Blair also admitted in questioning that the Iraq ‘options’ had been discussed at his Chequers countryside retreat, but not in a Cabinet meeting.

Blair admitted: ‘One thing I found throughout this whole matter from the very early stage is that I was never short of people challenging me.

‘There were people in Cabinet, for example Robin Cook and Clare Short.’

Short and Cook were not present at the Chequers meetings, which took place before Blair’s trip to Crawford, Texas, to meet George W. Bush in March 2002.

Roderic Lyne put it to Blair that the situation on WMD hadn’t essentially changed very much – ‘the perception’ had changed, but not the risk itself.

‘Yes’, Blair replied.

‘In trying to protect your country you have to take an assessment of risk,’ he said.

He continued: ‘I never regarded September 11 as an attack on America, I regarded it as an attack on us.

‘We stood shoulder to shoulder on Afghanistan and I was determined to do that again.’

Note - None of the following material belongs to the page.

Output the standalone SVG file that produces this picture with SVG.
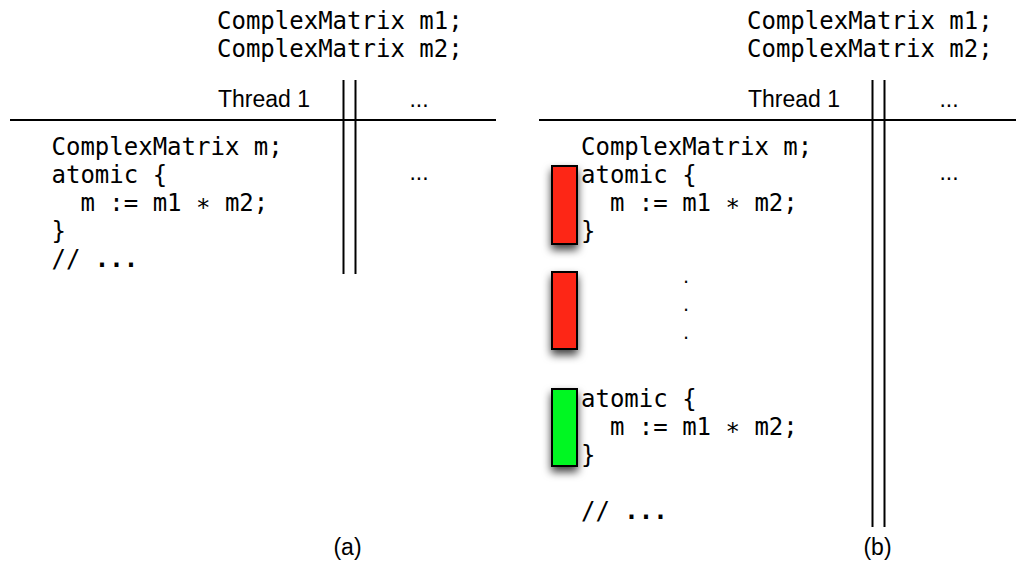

Britain offered America the biggest military support it could.

Blair added: ‘My assessment of the security threat was intimately connected with the nature of the regime.’

Asked about the images of torture from Abu Ghraib that followed the invasion of Iraq, Blair said: ‘I was shocked and angry – shocked because it was wrong and angry because of the damage I knew it would do. . .

‘The activities of a few within the American or indeed the British forces shouldn’t take away from the fact that the majority of American and British forces were doing a magnificent job.’

Over a million people died following the invasion of Iraq and Blair was asked if he should take some responsibility for what happened as a result of the war.

Blair said: ‘We built up the capacity of the Iraqi forces themselves…I agree that it is our responsibility.’

Blair added: ‘Suppose we’d left Saddam – and his sons who were going to follow him – in charge of Iraq…Had we taken the decision to leave him there with an oil price, not of $25 but of $100 a barrel, he would have had the intent, he would have had the financial means and we would have lost our nerve.’